▸ Dataset extract
** Begin **

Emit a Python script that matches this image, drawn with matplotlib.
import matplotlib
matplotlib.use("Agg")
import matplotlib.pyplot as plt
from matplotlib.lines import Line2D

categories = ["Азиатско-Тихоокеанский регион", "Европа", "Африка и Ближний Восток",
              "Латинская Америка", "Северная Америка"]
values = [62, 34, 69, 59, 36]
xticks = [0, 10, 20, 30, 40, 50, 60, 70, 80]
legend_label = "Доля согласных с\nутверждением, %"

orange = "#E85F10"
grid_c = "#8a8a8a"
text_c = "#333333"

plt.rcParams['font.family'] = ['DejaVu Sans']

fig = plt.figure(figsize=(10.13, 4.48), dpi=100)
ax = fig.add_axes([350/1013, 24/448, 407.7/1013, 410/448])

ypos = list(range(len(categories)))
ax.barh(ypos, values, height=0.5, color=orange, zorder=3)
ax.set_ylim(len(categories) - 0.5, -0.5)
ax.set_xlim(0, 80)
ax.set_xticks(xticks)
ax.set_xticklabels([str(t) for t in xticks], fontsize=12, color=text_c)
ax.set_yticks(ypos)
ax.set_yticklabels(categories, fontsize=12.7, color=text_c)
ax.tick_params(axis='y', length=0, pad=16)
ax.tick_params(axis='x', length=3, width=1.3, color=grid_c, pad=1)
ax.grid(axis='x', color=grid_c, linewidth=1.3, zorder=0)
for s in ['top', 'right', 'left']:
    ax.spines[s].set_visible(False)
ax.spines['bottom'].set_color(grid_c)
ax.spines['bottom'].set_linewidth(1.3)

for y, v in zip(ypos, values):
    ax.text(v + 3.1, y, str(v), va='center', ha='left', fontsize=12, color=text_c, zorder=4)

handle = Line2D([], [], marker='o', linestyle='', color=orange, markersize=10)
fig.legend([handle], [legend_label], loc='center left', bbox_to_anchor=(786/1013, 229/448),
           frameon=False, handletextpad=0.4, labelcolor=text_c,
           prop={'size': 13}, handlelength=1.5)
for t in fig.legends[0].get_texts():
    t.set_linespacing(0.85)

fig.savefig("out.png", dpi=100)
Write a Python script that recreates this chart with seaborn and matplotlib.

** End **

Copy every line of the records above, starting with the first, up to and including the line containing "from matplotlib.lines import Line2D".

▸ Completed exercise
Emit a Python script that matches this image, drawn with matplotlib.
import matplotlib
matplotlib.use("Agg")
import matplotlib.pyplot as plt
from matplotlib.lines import Line2D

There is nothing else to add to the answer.